**MATERIAL:**
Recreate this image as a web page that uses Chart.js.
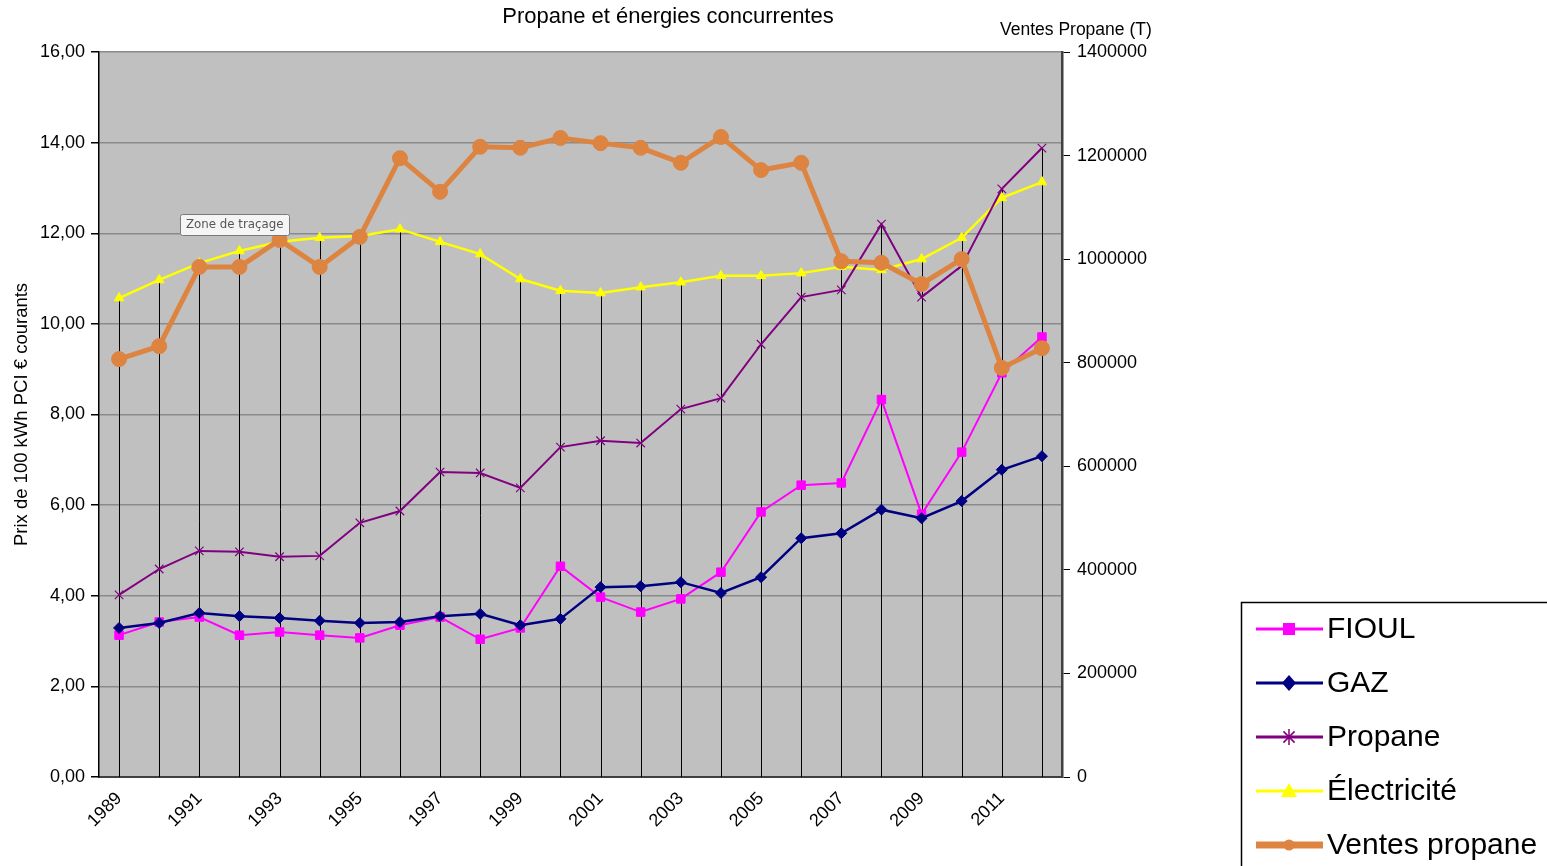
<!DOCTYPE html>
<html>
<head>
<meta charset="utf-8">
<script src="https://cdn.jsdelivr.net/npm/chart.js@4/dist/chart.umd.min.js"></script>
<style>
	html, body { margin: 0; padding: 0; background: #fff; }
	canvas { display: block; }
</style>
</head>
<body>
<canvas id="myChart" width="1547" height="866"></canvas>
<script>
const years = ['1989','1990','1991','1992','1993','1994','1995','1996','1997','1998','1999','2000',
	'2001','2002','2003','2004','2005','2006','2007','2008','2009','2010','2011','2012'];
const fioul = [3.13, 3.42, 3.53, 3.13, 3.20, 3.13, 3.07, 3.35, 3.53, 3.04, 3.29, 4.65,
	3.97, 3.64, 3.93, 4.52, 5.85, 6.44, 6.49, 8.33, 5.80, 7.17, 8.92, 9.71];
const gaz = [3.29, 3.40, 3.62, 3.55, 3.51, 3.45, 3.40, 3.42, 3.55, 3.60, 3.35, 3.49,
	4.19, 4.21, 4.30, 4.06, 4.41, 5.27, 5.38, 5.90, 5.71, 6.09, 6.78, 7.08];
const propane = [4.02, 4.59, 4.99, 4.97, 4.86, 4.88, 5.61, 5.87, 6.73, 6.71, 6.38, 7.28,
	7.42, 7.37, 8.12, 8.36, 9.55, 10.59, 10.75, 12.20, 10.59, 11.28, 12.98, 13.88];
const electricite = [10.57, 10.97, 11.34, 11.61, 11.81, 11.90, 11.94, 12.09, 11.81, 11.54, 10.99, 10.73,
	10.68, 10.81, 10.92, 11.06, 11.06, 11.12, 11.26, 11.19, 11.43, 11.90, 12.78, 13.13];
const ventes = [807000, 832000, 985000, 985000, 1037000, 985000, 1043000, 1195000, 1130000, 1217000, 1215000, 1234000,
	1224000, 1215000, 1186000, 1236000, 1172000, 1186000, 996000, 993000, 952000, 1000000, 790000, 828000];

function createChart(){
	var chart = document.getElementById('myChart');
	const fontFam = '"Liberation Sans", Arial, sans-serif';

	// fond gris de la zone de traçage
	const plotBg = {
		id: 'plotBg',
		beforeDraw(c) {
			const a = c.chartArea, ctx = c.ctx;
			ctx.save();
			ctx.fillStyle = '#C0C0C0';
			ctx.fillRect(a.left, a.top, a.right - a.left, a.bottom - a.top);
			ctx.restore();
		}
	};

	// lignes de projection (max des séries axe gauche -> axe X)
	const dropLines = {
		id: 'dropLines',
		beforeDatasetsDraw(c) {
			const ctx = c.ctx, xs = c.scales.x, ys = c.scales.y, a = c.chartArea;
			ctx.save();
			ctx.strokeStyle = '#000';
			ctx.lineWidth = 1;
			for (let i = 0; i < years.length; i++) {
				const m = Math.max(fioul[i], gaz[i], propane[i], electricite[i]);
				const x = Math.round(xs.getPixelForValue(i)) + 0.5;
				ctx.beginPath();
				ctx.moveTo(x, ys.getPixelForValue(m));
				ctx.lineTo(x, a.bottom);
				ctx.stroke();
			}
			ctx.restore();
		}
	};

	// marqueurs de légende
	function legendMarker(ctx, style, color, x, y) {
		ctx.fillStyle = color;
		ctx.strokeStyle = color;
		ctx.beginPath();
		if (style === 'rect') {
			ctx.fillRect(x - 6, y - 6, 12, 12);
		} else if (style === 'rectRot') {
			ctx.moveTo(x, y - 8); ctx.lineTo(x + 7, y); ctx.lineTo(x, y + 8); ctx.lineTo(x - 7, y);
			ctx.closePath(); ctx.fill();
		} else if (style === 'crossRot') {
			ctx.lineWidth = 1.5;
			const r = 8;
			ctx.moveTo(x - r, y); ctx.lineTo(x + r, y);
			ctx.moveTo(x, y - r); ctx.lineTo(x, y + r);
			ctx.moveTo(x - r * 0.7, y - r * 0.7); ctx.lineTo(x + r * 0.7, y + r * 0.7);
			ctx.moveTo(x - r * 0.7, y + r * 0.7); ctx.lineTo(x + r * 0.7, y - r * 0.7);
			ctx.stroke();
		} else if (style === 'triangle') {
			ctx.moveTo(x, y - 8); ctx.lineTo(x + 8, y + 6); ctx.lineTo(x - 8, y + 6);
			ctx.closePath(); ctx.fill();
		} else {
			ctx.arc(x, y, 5.5, 0, Math.PI * 2);
			ctx.fill();
		}
	}

	// titre, légende, titre d'axe droit, étiquette "Zone de traçage"
	const extras = {
		id: 'extras',
		afterDraw(c) {
			const ctx = c.ctx;
			ctx.save();
			ctx.fillStyle = '#000';
			ctx.textBaseline = 'middle';
			ctx.textAlign = 'center';
			ctx.font = '22px ' + fontFam;
			ctx.fillText('Propane et énergies concurrentes', 668, 17);

			ctx.textAlign = 'left';
			ctx.font = '17.5px ' + fontFam;
			ctx.fillText('Ventes Propane (T)', 1000, 30);

			// légende
			ctx.strokeStyle = '#000';
			ctx.lineWidth = 1.5;
			ctx.strokeRect(1241.5, 602.5, 500, 400);
			c.data.datasets.forEach((ds, i) => {
				const y = 629 + 54 * i;
				ctx.strokeStyle = ds.borderColor;
				ctx.lineWidth = ds.borderWidth > 3 ? 7 : 3;
				ctx.beginPath();
				ctx.moveTo(1256, y);
				ctx.lineTo(1323, y);
				ctx.stroke();
				legendMarker(ctx, ds.pointStyle, ds.pointBackgroundColor, 1289, y);
				ctx.fillStyle = '#000';
				ctx.font = '30px ' + fontFam;
				ctx.fillText(ds.label, 1327, y + 1);
			});

			// étiquette "Zone de traçage"
			ctx.fillStyle = '#F5F5F5';
			ctx.strokeStyle = '#7A7A7A';
			ctx.lineWidth = 1;
			ctx.beginPath();
			ctx.roundRect(180.5, 214.5, 109, 21, 2);
			ctx.fill();
			ctx.stroke();
			ctx.fillStyle = '#555';
			ctx.font = '11.8px "DejaVu Sans", sans-serif';
			ctx.fillText('Zone de traçage', 186, 225);
			ctx.restore();
		}
	};

	const data = {
		labels: years,
		datasets: [{
			label: 'FIOUL',
			data: fioul,
			borderColor: '#FF00FF',
			backgroundColor: '#FF00FF',
			pointBackgroundColor: '#FF00FF',
			pointBorderColor: '#FF00FF',
			pointStyle: 'rect',
			pointRadius: 6,
			pointBorderWidth: 1,
			borderWidth: 2,
			yAxisID: 'y',
			order: 2
		}, {
			label: 'GAZ',
			data: gaz,
			borderColor: '#000080',
			backgroundColor: '#000080',
			pointBackgroundColor: '#000080',
			pointBorderColor: '#000080',
			pointStyle: 'rectRot',
			pointRadius: 5.5,
			pointBorderWidth: 1,
			borderWidth: 2.5,
			yAxisID: 'y',
			order: 1
		}, {
			label: 'Propane',
			data: propane,
			borderColor: '#800080',
			backgroundColor: '#800080',
			pointBackgroundColor: '#800080',
			pointBorderColor: '#800080',
			pointStyle: 'crossRot',
			pointRadius: 6,
			pointBorderWidth: 1.2,
			borderWidth: 2,
			yAxisID: 'y',
			order: 3
		}, {
			label: 'Électricité',
			data: electricite,
			borderColor: '#FFFF00',
			backgroundColor: '#FFFF00',
			pointBackgroundColor: '#FFFF00',
			pointBorderColor: '#FFFF00',
			pointStyle: 'triangle',
			pointRadius: 5.5,
			pointBorderWidth: 1,
			borderWidth: 2.5,
			yAxisID: 'y',
			order: 4
		}, {
			label: 'Ventes propane',
			data: ventes,
			borderColor: '#DD8441',
			backgroundColor: '#DD8441',
			pointBackgroundColor: '#DD8441',
			pointBorderColor: '#DD8441',
			pointStyle: 'circle',
			pointRadius: 7.5,
			pointBorderWidth: 1,
			borderWidth: 5,
			yAxisID: 'y1',
			order: 0
		}]
	};

	const tickFont = {family: fontFam, size: 18};

	const config = {
		type: 'line',
		data: data,
		plugins: [plotBg, dropLines, extras],
		options: {
			responsive: false,
			animation: false,
			devicePixelRatio: 1,
			layout: {padding: {left: 0, right: 385, top: 52, bottom: 0}},
			elements: {line: {tension: 0}},
			plugins: {
				legend: {display: false},
				tooltip: {enabled: false},
				title: {display: false}
			},
			scales: {
				x: {
					offset: true,
					grid: {display: false},
					border: {color: '#404040', width: 2},
					ticks: {
						autoSkip: false,
						maxRotation: 45,
						minRotation: 45,
						color: '#000',
						font: {family: fontFam, size: 18},
						callback: (v, i) => (i % 2 === 0 ? years[i] : '')
					},
					afterFit: (s) => { s.height = 89; }
				},
				y: {
					position: 'left',
					min: 0,
					max: 16,
					ticks: {
						stepSize: 2,
						color: '#000',
						font: tickFont,
						padding: 6,
						callback: (v) => v.toFixed(2).replace('.', ',')
					},
					grid: {color: '#8A8A8A', lineWidth: 1.5, tickColor: '#000', tickLength: 8},
					border: {color: '#000', width: 1.5},
					title: {
						display: true,
						text: 'Prix de 100 kWh PCI € courants',
						color: '#000',
						font: {family: fontFam, size: 18.5},
						padding: {top: 11, bottom: 0}
					},
					afterFit: (s) => { s.width = 99; }
				},
				y1: {
					position: 'right',
					min: 0,
					max: 1400000,
					ticks: {
						stepSize: 200000,
						color: '#000',
						font: tickFont,
						padding: 7,
						callback: (v) => String(v)
					},
					grid: {drawOnChartArea: false, tickColor: '#000', tickLength: 8},
					border: {color: '#404040', width: 2.5},
					afterFit: (s) => { s.width = 100; }
				}
			}
		}
	};

	const myChart = new Chart(chart, config);
}

document.addEventListener("DOMContentLoaded", createChart);
</script>
</body>
</html>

**WHAT YOU NEED TO DO:**
Extract, word for word, each line from the top of the data down to and including the line with "1000000, 790000, 828000];"; skip the pictures.

**CORRECT OUTPUT:**
Recreate this image as a web page that uses Chart.js.
<!DOCTYPE html>
<html>
<head>
<meta charset="utf-8">
<script src="https://cdn.jsdelivr.net/npm/chart.js@4/dist/chart.umd.min.js"></script>
<style>
	html, body { margin: 0; padding: 0; background: #fff; }
	canvas { display: block; }
</style>
</head>
<body>
<canvas id="myChart" width="1547" height="866"></canvas>
<script>
const years = ['1989','1990','1991','1992','1993','1994','1995','1996','1997','1998','1999','2000',
	'2001','2002','2003','2004','2005','2006','2007','2008','2009','2010','2011','2012'];
const fioul = [3.13, 3.42, 3.53, 3.13, 3.20, 3.13, 3.07, 3.35, 3.53, 3.04, 3.29, 4.65,
	3.97, 3.64, 3.93, 4.52, 5.85, 6.44, 6.49, 8.33, 5.80, 7.17, 8.92, 9.71];
const gaz = [3.29, 3.40, 3.62, 3.55, 3.51, 3.45, 3.40, 3.42, 3.55, 3.60, 3.35, 3.49,
	4.19, 4.21, 4.30, 4.06, 4.41, 5.27, 5.38, 5.90, 5.71, 6.09, 6.78, 7.08];
const propane = [4.02, 4.59, 4.99, 4.97, 4.86, 4.88, 5.61, 5.87, 6.73, 6.71, 6.38, 7.28,
	7.42, 7.37, 8.12, 8.36, 9.55, 10.59, 10.75, 12.20, 10.59, 11.28, 12.98, 13.88];
const electricite = [10.57, 10.97, 11.34, 11.61, 11.81, 11.90, 11.94, 12.09, 11.81, 11.54, 10.99, 10.73,
	10.68, 10.81, 10.92, 11.06, 11.06, 11.12, 11.26, 11.19, 11.43, 11.90, 12.78, 13.13];
const ventes = [807000, 832000, 985000, 985000, 1037000, 985000, 1043000, 1195000, 1130000, 1217000, 1215000, 1234000,
	1224000, 1215000, 1186000, 1236000, 1172000, 1186000, 996000, 993000, 952000, 1000000, 790000, 828000];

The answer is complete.